Of these two, I would select Emily Dickinson as a poet influenced by the Romantics. Walt Whitman was influenced by Romanticism through Emerson, but himself was actually a Transcendentalist.
First, remember the qualities of Romantic literature:
- Emphasized the narrator's feelings rather than logic
- Included supernatural or spiritual elements
- Celebrated nature as superior to industry
- Often included references to Greek/Roman myths or idealized historical events
Look at any of Dickinson's poems, and you will find a deep connection between the author's emotional world and the natural world around her. In her poem "I taste a liquor never brewed," Dickinson compares her joy in nature to becoming inebriated. She metaphorically becomes drunk on the summer air. But nature also reflects her inner turmoil. In "There's a certain slant of light," Dickinson describes a slant of light on winter afternoons that "oppresses" her, an affliction which makes her think of the despair that her soul currently feels.

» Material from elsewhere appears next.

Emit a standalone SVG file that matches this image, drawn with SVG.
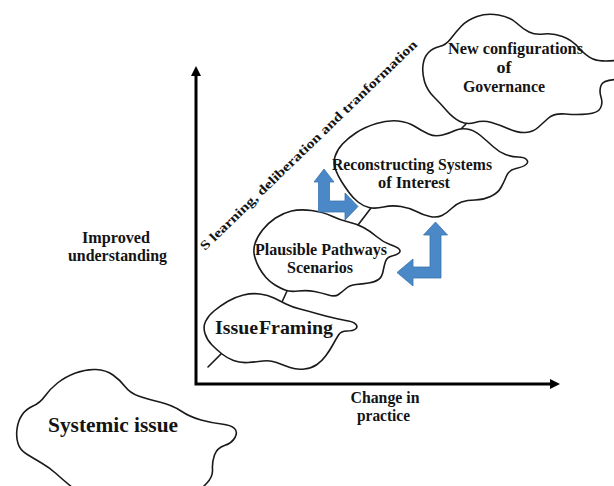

You will also see in her poems how she confronts or embraces the supernatural--particularly Death. In "There's a certain slant of light," Dickinson ends the poem describing the disappearance of the light as the "Distance on the look of Death." Here, death is unknowable and distant, but still part of an internal ache. However, in "Because I could not stop for Death," Dickinson talks about Death as if it were a person. She describes him as civil and kind, almost like a friend. In calm tones, Dickinson describes how Death gives her a ride in his carriage "toward Eternity."